GIGAスクール構想によって新たなデータが得られることで個別最適化された学びにつながることへの期待は確かに高いと思います。一方で、すでに得られているデータの活用に関してはいかがでしょうか。

 確かにさまざまなソフトウェアが現場には展開されていますが、それが個別にデータを持ってしまっており、いわゆるメタ的に分析できる状況にはなっていません。情報セキュリティの観点から、AIドリルやプレゼンテーションソフトなどの学習系のソフトウェア、成績や出欠状況などの子どもの個人情報を管理するような校務系のソフトウェア、さらに外部とメールでやり取りするような外部系のソフトウェアを、それぞれ分離して管理運用することが求められています。その結果、分析することが難しいという本質的な課題を抱えています。学力テストなどのデザインも改めて見直すことはもちろん、日々得られるさまざまなデータを大きなデータとしてとらえ、メタ的に分析していく環境づくりが1つの解決策になりうるのではと考えています。

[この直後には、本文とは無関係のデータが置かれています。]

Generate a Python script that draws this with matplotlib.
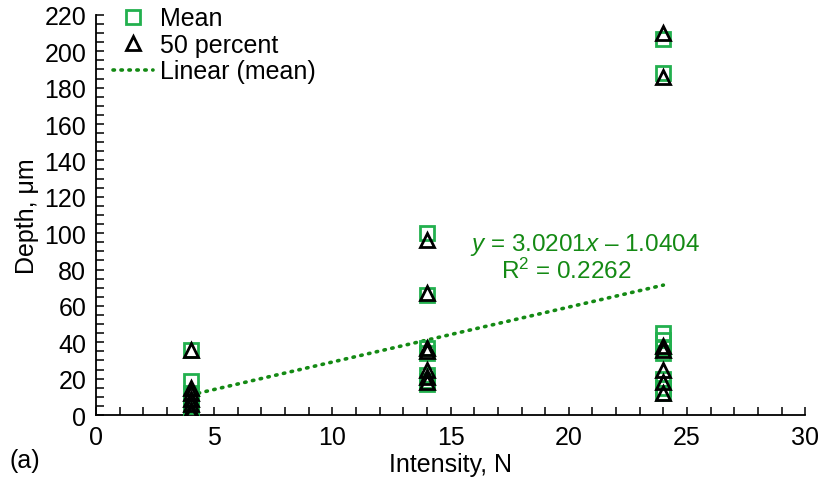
import matplotlib
matplotlib.use("Agg")
from matplotlib import pyplot as plt
from matplotlib.ticker import MultipleLocator

plt.rcParams['font.family'] = ['Liberation Sans', 'DejaVu Sans']
plt.rcParams['mathtext.fontset'] = 'custom'
plt.rcParams['mathtext.rm'] = 'Liberation Sans'
plt.rcParams['mathtext.it'] = 'Liberation Sans:italic'

# Intensidad (N) y profundidades medidas (um)
x_mean = [4, 4, 4, 4, 4, 4, 4,
          14, 14, 14, 14, 14, 14, 14,
          24, 24, 24, 24, 24, 24, 24, 24, 24]
mean_depth = [36, 19, 12, 8, 5, 3, 1,
              100, 66, 37, 34, 22, 19, 17,
              207, 188, 45, 41, 37, 34, 20, 15, 12]

x_p50 = [4, 4, 4, 4, 4, 4, 4,
         14, 14, 14, 14, 14, 14, 14,
         24, 24, 24, 24, 24, 24, 24]
p50_depth = [36, 15, 12, 9, 6, 3, 1,
             96, 67, 37, 35, 25, 21, 18,
             210, 186, 38, 36, 25, 18, 12]

# Ajuste lineal de la media
slope = 3.0201
intercept = -1.0404
r2 = 0.2262
fit_x = [4, 24]

green_sq = '#22b04e'
green_fit = '#148a14'
fs = 18

fig = plt.figure(figsize=(8.2, 4.81), dpi=100)
ax = fig.add_axes([0.117, 0.135, 0.865, 0.832])

ax.plot(x_mean, mean_depth, linestyle='none', marker='s', markersize=10,
        markerfacecolor='none', markeredgecolor=green_sq, markeredgewidth=2,
        label='Mean', zorder=3)
ax.plot(x_p50, p50_depth, linestyle='none', marker='^', markersize=10,
        markerfacecolor='none', markeredgecolor='black', markeredgewidth=2,
        label='50 percent', zorder=4)
fit_y = [slope * v + intercept for v in fit_x]
ax.plot(fit_x, fit_y, linestyle=(0, (0.4, 1.8)), color=green_fit, linewidth=2.6,
        dash_capstyle='round', label='Linear (mean)', zorder=2)

# Ecuacion de la recta y R2
ax.text(20.7, 94, r'$y$ = %.4f$x$ – %.4f' % (slope, -intercept),
        fontsize=17.5, color=green_fit, ha='center', va='center')
ax.text(19.9, 79.5, r'R$^{2}$ = %.4f' % r2,
        fontsize=17.5, color=green_fit, ha='center', va='center')

ax.set_xlim(0, 30)
ax.set_ylim(0, 220)
ax.xaxis.set_major_locator(MultipleLocator(5))
ax.xaxis.set_minor_locator(MultipleLocator(1))
ax.yaxis.set_major_locator(MultipleLocator(20))
ax.yaxis.set_minor_locator(MultipleLocator(5))
ax.tick_params(which='both', direction='in', labelsize=fs, width=1.1,
               length=5.5, top=False, right=False)
ax.tick_params(which='major', pad=7)
for side in ['top', 'right']:
    ax.spines[side].set_visible(False)
for side in ['left', 'bottom']:
    ax.spines[side].set_linewidth(1.3)

ax.set_xlabel('Intensity, N', fontsize=fs, labelpad=2)
ax.set_ylabel('Depth, μm', fontsize=fs, labelpad=4)

ax.legend(loc='upper left', bbox_to_anchor=(0.0, 1.065), frameon=False,
          fontsize=fs, handlelength=1.6, handletextpad=0.25, labelspacing=0.1,
          borderaxespad=0.3)

fig.text(0.012, 0.042, '(a)', fontsize=fs, ha='left', va='center')

fig.savefig('out.png', dpi=100)
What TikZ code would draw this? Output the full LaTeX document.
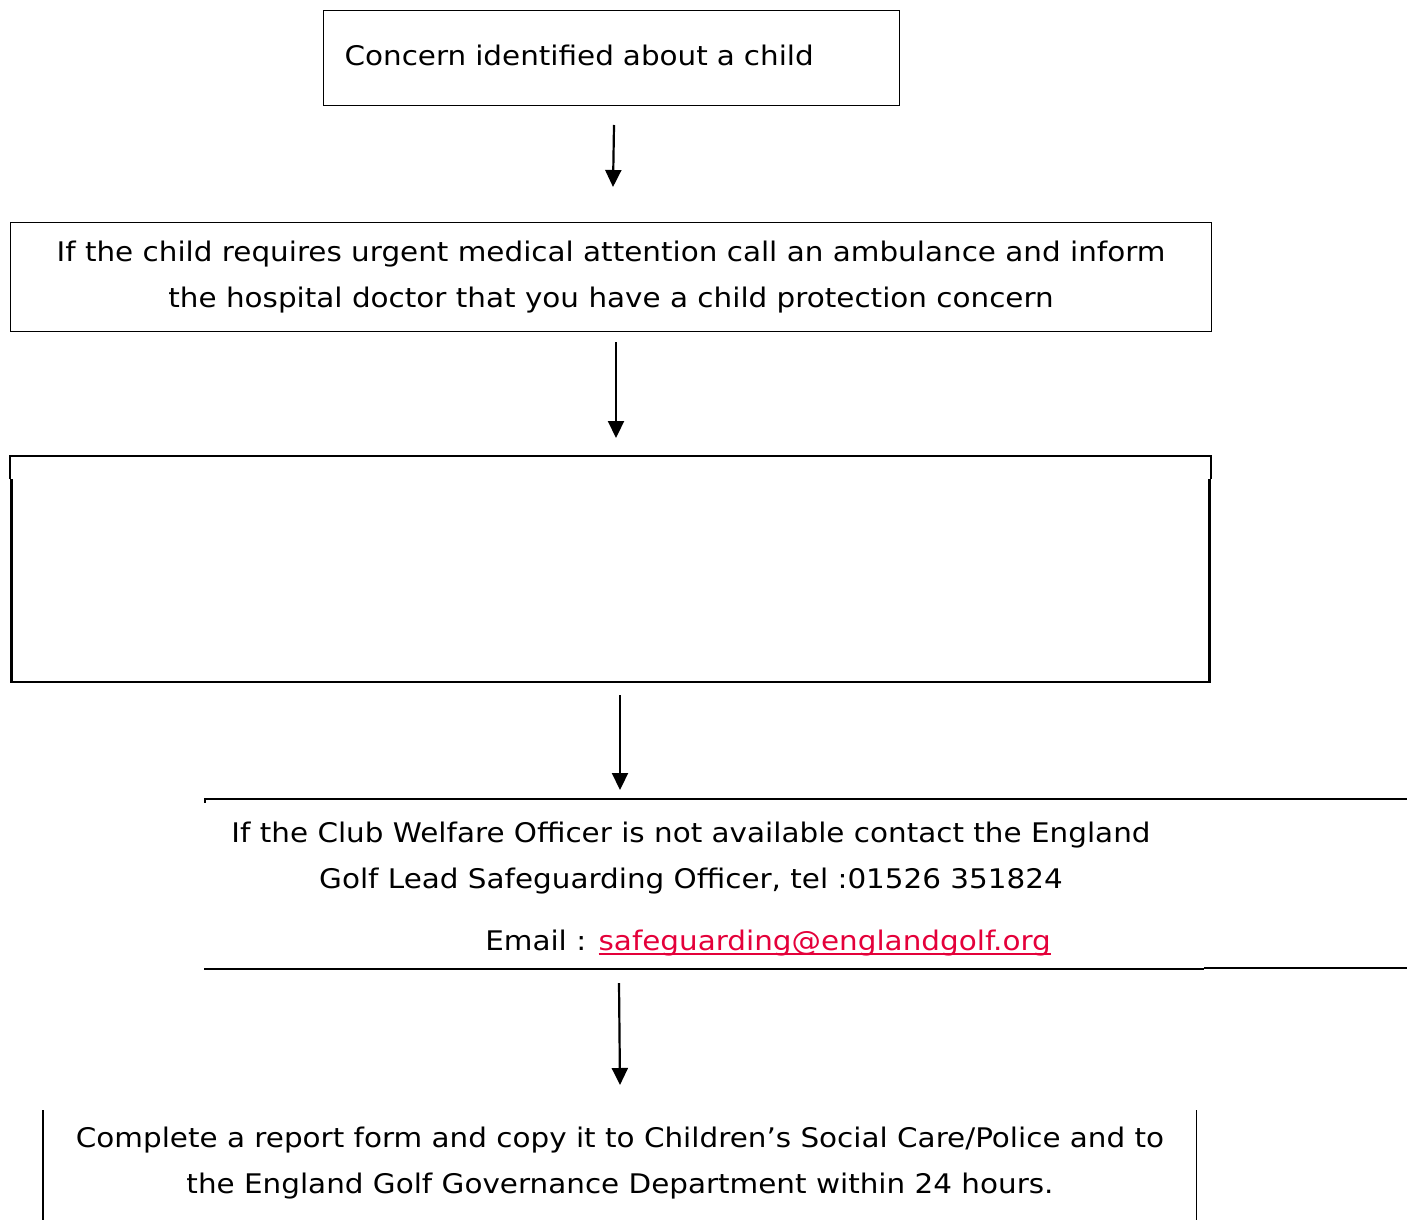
\documentclass[tikz,border=0pt]{standalone}
\usepackage{fontspec}
\setmainfont{DejaVu Sans}[FakeStretch=1.09]
\usetikzlibrary{arrows.meta}
\usepackage{calc}
\definecolor{linkred}{RGB}{228,0,58}
\newcommand{\linkul}[1]{\textcolor{linkred}{\rlap{\rule[-4.5pt]{\widthof{#1}}{1.6pt}}#1}}
\begin{document}
\begin{tikzpicture}[x=1pt,y=-1pt,
  every node/.style={font=\fontsize{27}{46}\selectfont},
  thinbox/.style={draw=black,line width=1.1pt},
  txt/.style={inner sep=0pt,align=center},
  flow/.style={line width=2.2pt,-{Triangle[width=16pt,length=17pt]}},
  thick edge/.style={line width=2.6pt},
  thin edge/.style={line width=1.2pt}]
\useasboundingbox (0,0) rectangle (1407,1220);
% box 1
\node[thinbox,anchor=north west,minimum width=576pt,minimum height=95pt,
      text width=534pt,inner xsep=21pt,text depth=6pt,align=left] (b1) at (323,10)
      {Concern identified about a child};
% box 2
\node[thinbox,anchor=north west,minimum width=1201pt,minimum height=109pt,
      inner sep=0pt,align=center] (b2) at (10,222)
      {If the child requires urgent medical attention call an ambulance and inform\\
       the hospital doctor that you have a child protection concern};
% box 3 (empty)
\node[anchor=north west,minimum width=1201pt,minimum height=227pt,inner sep=0pt] (b3) at (10,456) {};
\draw[thin edge] (10,479) -- (10,456) -- (1211,456) -- (1211,479);
\draw[thick edge] (11.5,479) -- (11.5,682) -- (1209.5,682) -- (1209.5,479);
% box 4
\node[anchor=north west,minimum width=1202pt,minimum height=170pt,inner sep=0pt] (b4) at (205,799) {};
\node[txt] (t4) at (691,858)
      {If the Club Welfare Officer is not available contact the England\\
       Golf Lead Safeguarding Officer, tel :01526 351824};
\node[txt] (t4b) at (768,943)
      {Email : \linkul{safeguarding@englandgolf.org}};
\draw[thick edge] (205,802.5) -- (205,799) -- (1407,799);
\draw[thin edge] (204,969) -- (1204,969);
\draw[thick edge] (1204,968) -- (1407,968);
% box 5
\node[anchor=north west,minimum width=1153pt,minimum height=110pt,inner sep=0pt] (b5) at (43,1110) {};
\node[txt] (t5) at (620,1163)
      {Complete a report form and copy it to Children’s Social Care/Police and to\\
       the England Golf Governance Department within 24 hours.};
\draw[thin edge] (b5.north west) -- (b5.south west);
\draw[thin edge] (b5.north east) -- (b5.south east);
% arrows
\coordinate (a1s) at (614,125);
\coordinate (a1e) at (613,187);
\draw[flow] (a1s) -- (a1e);
\coordinate (a2s) at (616,342);
\coordinate (a2e) at (616,438);
\draw[flow] (a2s) -- (a2e);
\coordinate (a3s) at (620,695);
\coordinate (a3e) at (620,790);
\draw[flow] (a3s) -- (a3e);
\coordinate (a4s) at (619,983);
\coordinate (a4e) at (620,1085);
\draw[flow] (a4s) -- (a4e);
\end{tikzpicture}
\end{document}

 学力データとともに、相談履歴や出欠席の状況、指導履歴の回数などを組み合わせることで、例えばある子どもが不登校のリスクが高いといった、これまで気づきにくいことが見えてくることも。そして、何か特定のアクションをとったときにその傾向が改善され、それが迅速に把握できれば、日々の指導改善に生かすこともできるはずで、ステージ1の状況から一気にステージ2のデータを取得できる可能性も生まれてきます。すでにあるデータやこれから得られる情報をつなげていくことで、教育現場に役立つさまざまなヒントが得られるはずです。

 実は鎌倉では、“かまくらっ子の意識と実態調査”を継続的に行っており、子どもの生活習慣情報に関してのアンケートデータがあります。それぞれ単独では意味をなさないケースもありますが、学力データや出席日数などと組み合わせることで、家庭生活に不安を抱えている傾向があるといったことが分かる可能性も出てくるはずです。そうすれば、宿題をやってこないことを怒るのではなく、ソーシャルワークを含めてどういった支援が適切なのか考える契機となり、教員の関わり方も変わってくることにつながります。単発の学力調査やアンケートをどれだけデザインしてもできない、行動変容につながるようなアプローチに変わっていくはずです。まさにデータをつなげてみないと見えてこないわけで、その意味でも、安全で効果的な教育データの分析や、リアルな課題に基づくプログラミング学習といった分野への貢献を目指している、セゾン情報システムズの今後の取り組みにも期待しているところです。

データ活用やデータ連携という考え方について、教育現場ではどのように捉えられていますか。

 「鎌倉市共生社会の実現を目指す条例」の制定やSDGs未来都市に選定されている鎌倉市は、全ての人がお互いに人格、個性、多様な生き方などを尊重し合い、共に支え合える環境がある「共生社会」の方向性を明文化するなど、誰一人取り残さないという考え方を中心としたまちづくりを進めています。教育面でも、教育研修を通じてマインドの変革を進めているほか、教育相談コーディネーターを各学校に配置し、そのメンバーを中心に知見を集約していきながら、子どもたちの支援体制を整備する動きが出てきています。

 何か特別な教育活動をするためにエビデンスとなるデータを用いるのではなく、子どもたちのウェルビーイングのために、日々の指導改善を通じてより良い環境を醸成していくことには、理解が得られるはずです。例えば認知特性として本を読むのが得意でも話を聞くのが苦手で授業中座っていられない子どもがいれば、その子の特性を理解したうえで支援をしていくことができるようになる。日々教育現場でご苦労されている教員の方にも、これまでとは違うアプローチで支援できる環境づくりの一助となるはずだと考えています。

 すでに渋谷区や大阪市などでは、データをつなぎ合わせて新たなアプローチに向けた取り組みを進めている自治体もありますが、一からその環境を整えていくには非常にエネルギーとコストが必要です。これからGIGAスクール構想を通じてソフトウェアもさらに進化していくことが想定されており、環境の入れ替わりも激しくなってくることでしょう。オーダーメイドでデータ連携基盤を1700全ての自治体が準備していくことは現実的ではありません。その意味では、データ連携基盤を柔軟に活用できる汎用的なクラウドサービスは、教育業界でも求められてくることでしょう。